GOAL: No pictures belong in the copy; return exactly the lines from the one with "Generate a Python" through the one with "from matplotlib.patches import", both ends included, and nothing else.

++++++++

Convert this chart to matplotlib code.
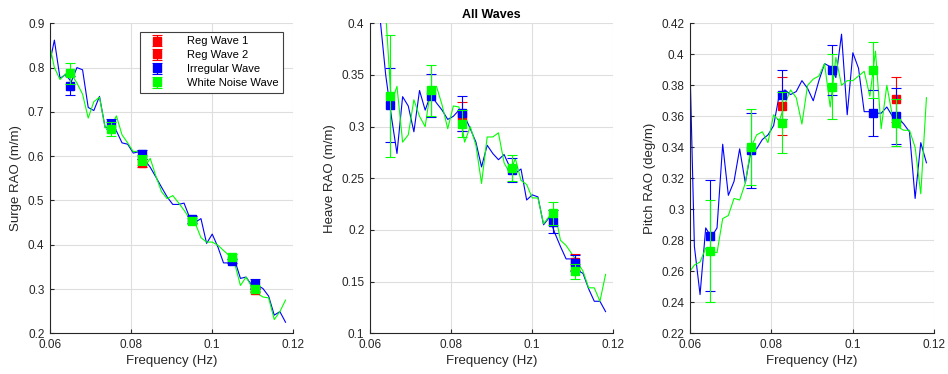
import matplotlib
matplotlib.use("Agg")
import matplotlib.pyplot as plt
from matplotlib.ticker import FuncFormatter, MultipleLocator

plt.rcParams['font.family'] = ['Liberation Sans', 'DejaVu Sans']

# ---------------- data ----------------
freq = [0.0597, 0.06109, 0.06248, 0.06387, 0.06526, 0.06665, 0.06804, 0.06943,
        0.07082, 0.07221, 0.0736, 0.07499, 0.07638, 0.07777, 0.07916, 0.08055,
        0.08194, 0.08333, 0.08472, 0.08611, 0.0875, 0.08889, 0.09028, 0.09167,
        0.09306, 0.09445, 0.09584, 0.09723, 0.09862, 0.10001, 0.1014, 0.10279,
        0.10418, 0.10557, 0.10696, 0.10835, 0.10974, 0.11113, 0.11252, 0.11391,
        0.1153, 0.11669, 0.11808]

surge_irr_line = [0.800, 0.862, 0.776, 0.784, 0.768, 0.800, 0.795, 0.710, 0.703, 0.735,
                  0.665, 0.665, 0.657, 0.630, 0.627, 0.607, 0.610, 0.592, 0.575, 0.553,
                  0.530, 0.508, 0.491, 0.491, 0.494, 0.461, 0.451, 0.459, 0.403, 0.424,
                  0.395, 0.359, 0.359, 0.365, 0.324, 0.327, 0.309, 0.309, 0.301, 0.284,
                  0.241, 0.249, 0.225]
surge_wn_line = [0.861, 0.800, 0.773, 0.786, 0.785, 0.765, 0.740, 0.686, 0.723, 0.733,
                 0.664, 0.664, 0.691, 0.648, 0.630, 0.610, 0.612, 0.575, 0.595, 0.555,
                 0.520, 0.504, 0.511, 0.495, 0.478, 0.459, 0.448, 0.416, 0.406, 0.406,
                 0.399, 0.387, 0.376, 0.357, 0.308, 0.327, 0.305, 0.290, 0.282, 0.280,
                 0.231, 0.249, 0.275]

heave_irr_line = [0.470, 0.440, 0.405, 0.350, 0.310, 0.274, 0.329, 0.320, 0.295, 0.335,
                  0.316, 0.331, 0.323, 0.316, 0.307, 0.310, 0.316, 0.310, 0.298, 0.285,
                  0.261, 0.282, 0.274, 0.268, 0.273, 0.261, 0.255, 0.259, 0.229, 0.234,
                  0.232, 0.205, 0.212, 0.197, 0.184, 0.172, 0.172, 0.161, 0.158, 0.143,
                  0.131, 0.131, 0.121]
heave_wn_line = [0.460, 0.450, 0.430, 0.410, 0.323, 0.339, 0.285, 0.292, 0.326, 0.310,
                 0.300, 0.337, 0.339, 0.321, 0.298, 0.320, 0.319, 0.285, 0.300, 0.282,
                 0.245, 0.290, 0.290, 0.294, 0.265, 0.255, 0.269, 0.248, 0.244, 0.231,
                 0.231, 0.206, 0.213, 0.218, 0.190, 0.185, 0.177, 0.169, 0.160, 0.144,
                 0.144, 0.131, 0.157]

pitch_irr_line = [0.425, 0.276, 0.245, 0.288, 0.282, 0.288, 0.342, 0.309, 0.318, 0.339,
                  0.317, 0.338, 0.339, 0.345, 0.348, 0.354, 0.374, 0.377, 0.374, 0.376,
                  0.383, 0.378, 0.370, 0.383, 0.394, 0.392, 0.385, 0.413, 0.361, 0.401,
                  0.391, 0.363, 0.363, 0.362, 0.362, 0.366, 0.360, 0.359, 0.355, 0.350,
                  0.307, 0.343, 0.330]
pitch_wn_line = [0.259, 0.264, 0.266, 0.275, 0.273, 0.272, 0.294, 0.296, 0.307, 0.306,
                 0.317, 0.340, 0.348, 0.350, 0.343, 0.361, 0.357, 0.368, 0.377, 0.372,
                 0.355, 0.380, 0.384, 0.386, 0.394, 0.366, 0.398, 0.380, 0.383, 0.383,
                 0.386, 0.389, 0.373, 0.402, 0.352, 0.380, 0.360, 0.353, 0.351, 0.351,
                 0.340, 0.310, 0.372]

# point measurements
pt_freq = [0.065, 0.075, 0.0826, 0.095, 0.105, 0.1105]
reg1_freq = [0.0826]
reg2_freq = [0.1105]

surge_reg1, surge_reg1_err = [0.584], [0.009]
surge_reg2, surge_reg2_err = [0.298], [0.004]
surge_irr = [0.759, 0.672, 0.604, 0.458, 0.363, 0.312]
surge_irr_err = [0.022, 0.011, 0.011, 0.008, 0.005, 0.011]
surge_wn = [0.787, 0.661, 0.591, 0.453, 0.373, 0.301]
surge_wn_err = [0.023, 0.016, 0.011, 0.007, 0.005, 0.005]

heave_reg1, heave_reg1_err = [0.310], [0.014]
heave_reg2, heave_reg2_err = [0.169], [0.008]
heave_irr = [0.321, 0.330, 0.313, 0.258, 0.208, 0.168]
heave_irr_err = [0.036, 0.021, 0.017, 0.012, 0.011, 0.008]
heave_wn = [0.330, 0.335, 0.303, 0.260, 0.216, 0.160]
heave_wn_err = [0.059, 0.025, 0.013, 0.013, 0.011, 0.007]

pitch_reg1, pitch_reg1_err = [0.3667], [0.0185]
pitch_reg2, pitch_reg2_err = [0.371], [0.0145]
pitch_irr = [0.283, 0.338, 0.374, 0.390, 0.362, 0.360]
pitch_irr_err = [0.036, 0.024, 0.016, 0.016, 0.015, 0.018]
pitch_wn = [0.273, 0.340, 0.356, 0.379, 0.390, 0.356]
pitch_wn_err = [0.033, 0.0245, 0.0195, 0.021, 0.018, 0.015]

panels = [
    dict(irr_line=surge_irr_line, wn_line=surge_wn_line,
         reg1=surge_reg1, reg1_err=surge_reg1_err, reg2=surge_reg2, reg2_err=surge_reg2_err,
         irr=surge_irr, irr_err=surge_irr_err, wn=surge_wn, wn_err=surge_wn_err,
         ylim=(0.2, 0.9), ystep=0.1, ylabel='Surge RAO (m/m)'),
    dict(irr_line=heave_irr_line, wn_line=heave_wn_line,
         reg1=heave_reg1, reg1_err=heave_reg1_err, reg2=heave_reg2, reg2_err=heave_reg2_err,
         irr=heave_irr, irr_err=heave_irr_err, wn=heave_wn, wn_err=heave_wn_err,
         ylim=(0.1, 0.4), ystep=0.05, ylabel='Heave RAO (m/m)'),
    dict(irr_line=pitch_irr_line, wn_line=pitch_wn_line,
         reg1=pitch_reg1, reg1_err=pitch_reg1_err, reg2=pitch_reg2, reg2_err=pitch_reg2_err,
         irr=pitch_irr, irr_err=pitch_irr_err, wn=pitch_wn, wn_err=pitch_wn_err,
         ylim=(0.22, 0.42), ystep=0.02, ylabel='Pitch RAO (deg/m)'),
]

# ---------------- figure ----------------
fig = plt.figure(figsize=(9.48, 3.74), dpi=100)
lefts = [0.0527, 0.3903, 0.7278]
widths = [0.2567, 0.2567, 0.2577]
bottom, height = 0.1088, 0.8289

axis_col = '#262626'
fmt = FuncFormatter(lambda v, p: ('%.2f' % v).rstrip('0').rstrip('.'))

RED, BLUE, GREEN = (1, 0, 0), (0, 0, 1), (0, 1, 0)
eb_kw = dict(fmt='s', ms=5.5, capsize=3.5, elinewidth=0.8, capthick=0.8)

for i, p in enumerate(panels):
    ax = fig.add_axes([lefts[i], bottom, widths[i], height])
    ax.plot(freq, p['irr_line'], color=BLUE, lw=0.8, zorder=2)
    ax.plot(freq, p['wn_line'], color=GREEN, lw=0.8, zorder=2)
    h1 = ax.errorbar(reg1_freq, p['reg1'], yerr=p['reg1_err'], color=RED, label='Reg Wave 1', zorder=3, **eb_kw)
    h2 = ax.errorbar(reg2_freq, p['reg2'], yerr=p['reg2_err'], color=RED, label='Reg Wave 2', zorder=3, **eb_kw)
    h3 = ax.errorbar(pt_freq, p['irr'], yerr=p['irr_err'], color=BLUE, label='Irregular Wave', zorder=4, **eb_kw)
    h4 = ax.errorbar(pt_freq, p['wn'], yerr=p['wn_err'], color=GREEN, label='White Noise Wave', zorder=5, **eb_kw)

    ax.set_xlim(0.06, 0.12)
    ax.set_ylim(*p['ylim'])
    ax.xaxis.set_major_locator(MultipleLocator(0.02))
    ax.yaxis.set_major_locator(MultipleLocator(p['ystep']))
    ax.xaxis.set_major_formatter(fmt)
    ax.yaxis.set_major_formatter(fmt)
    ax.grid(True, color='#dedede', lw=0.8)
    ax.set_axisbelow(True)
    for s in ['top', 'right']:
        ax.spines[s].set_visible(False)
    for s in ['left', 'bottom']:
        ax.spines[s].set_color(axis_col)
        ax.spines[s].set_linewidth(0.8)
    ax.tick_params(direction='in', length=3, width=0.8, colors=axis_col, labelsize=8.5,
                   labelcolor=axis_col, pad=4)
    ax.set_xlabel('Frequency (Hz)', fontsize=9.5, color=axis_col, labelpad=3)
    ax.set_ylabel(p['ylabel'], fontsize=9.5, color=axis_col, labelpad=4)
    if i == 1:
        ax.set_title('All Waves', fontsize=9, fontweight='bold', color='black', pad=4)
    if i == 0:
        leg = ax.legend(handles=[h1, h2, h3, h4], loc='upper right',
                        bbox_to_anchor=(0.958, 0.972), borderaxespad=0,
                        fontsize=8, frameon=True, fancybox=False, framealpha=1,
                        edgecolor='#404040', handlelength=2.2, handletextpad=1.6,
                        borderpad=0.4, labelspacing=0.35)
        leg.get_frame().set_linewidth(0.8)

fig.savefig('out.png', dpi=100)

++++++++

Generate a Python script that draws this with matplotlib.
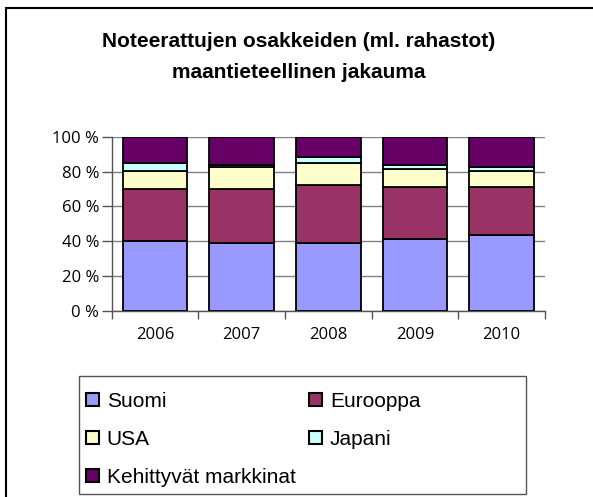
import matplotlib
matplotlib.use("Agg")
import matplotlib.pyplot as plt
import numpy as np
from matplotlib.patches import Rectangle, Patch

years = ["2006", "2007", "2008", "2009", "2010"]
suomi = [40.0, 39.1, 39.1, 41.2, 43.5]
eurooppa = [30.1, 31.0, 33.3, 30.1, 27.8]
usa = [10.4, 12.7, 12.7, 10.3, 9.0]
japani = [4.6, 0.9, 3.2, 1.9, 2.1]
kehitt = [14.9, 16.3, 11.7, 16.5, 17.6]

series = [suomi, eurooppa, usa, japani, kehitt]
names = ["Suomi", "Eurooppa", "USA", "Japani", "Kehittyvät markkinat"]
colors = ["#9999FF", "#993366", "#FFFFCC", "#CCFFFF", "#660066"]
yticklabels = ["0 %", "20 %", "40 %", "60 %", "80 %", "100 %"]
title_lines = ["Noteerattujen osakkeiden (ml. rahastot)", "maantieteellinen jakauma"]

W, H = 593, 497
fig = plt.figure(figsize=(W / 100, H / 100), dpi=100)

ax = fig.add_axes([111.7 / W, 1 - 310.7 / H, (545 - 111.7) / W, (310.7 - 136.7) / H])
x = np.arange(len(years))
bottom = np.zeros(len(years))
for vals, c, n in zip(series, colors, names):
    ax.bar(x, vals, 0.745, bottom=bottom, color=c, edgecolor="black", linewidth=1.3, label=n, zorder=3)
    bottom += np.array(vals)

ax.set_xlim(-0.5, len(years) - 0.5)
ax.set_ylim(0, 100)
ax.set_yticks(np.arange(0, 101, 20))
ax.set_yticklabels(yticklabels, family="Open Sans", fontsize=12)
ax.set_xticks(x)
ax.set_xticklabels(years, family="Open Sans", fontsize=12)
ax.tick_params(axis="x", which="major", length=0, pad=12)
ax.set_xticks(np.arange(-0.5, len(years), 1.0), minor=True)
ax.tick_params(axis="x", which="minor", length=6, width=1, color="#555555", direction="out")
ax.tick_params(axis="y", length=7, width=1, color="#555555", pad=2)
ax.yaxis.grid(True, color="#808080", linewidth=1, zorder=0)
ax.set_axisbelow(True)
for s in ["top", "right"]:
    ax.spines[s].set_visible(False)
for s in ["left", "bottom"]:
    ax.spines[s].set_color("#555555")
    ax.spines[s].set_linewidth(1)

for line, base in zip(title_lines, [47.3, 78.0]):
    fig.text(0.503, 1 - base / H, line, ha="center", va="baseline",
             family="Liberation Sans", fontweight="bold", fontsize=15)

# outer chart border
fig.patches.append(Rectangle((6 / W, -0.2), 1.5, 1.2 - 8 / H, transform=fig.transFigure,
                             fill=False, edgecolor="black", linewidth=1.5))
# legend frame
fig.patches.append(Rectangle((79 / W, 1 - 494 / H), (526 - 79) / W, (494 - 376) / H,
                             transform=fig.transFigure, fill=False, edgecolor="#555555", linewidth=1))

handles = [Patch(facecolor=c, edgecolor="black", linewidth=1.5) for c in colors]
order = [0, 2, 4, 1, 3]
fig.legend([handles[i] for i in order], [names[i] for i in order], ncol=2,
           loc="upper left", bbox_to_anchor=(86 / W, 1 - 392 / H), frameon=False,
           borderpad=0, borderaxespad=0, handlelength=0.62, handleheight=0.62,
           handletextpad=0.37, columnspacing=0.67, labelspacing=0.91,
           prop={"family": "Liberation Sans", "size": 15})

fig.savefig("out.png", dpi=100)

++++++++

SOLUTION:
Generate a Python script that draws this with matplotlib.
import matplotlib
matplotlib.use("Agg")
import matplotlib.pyplot as plt
import numpy as np
from matplotlib.patches import Rectangle, Patch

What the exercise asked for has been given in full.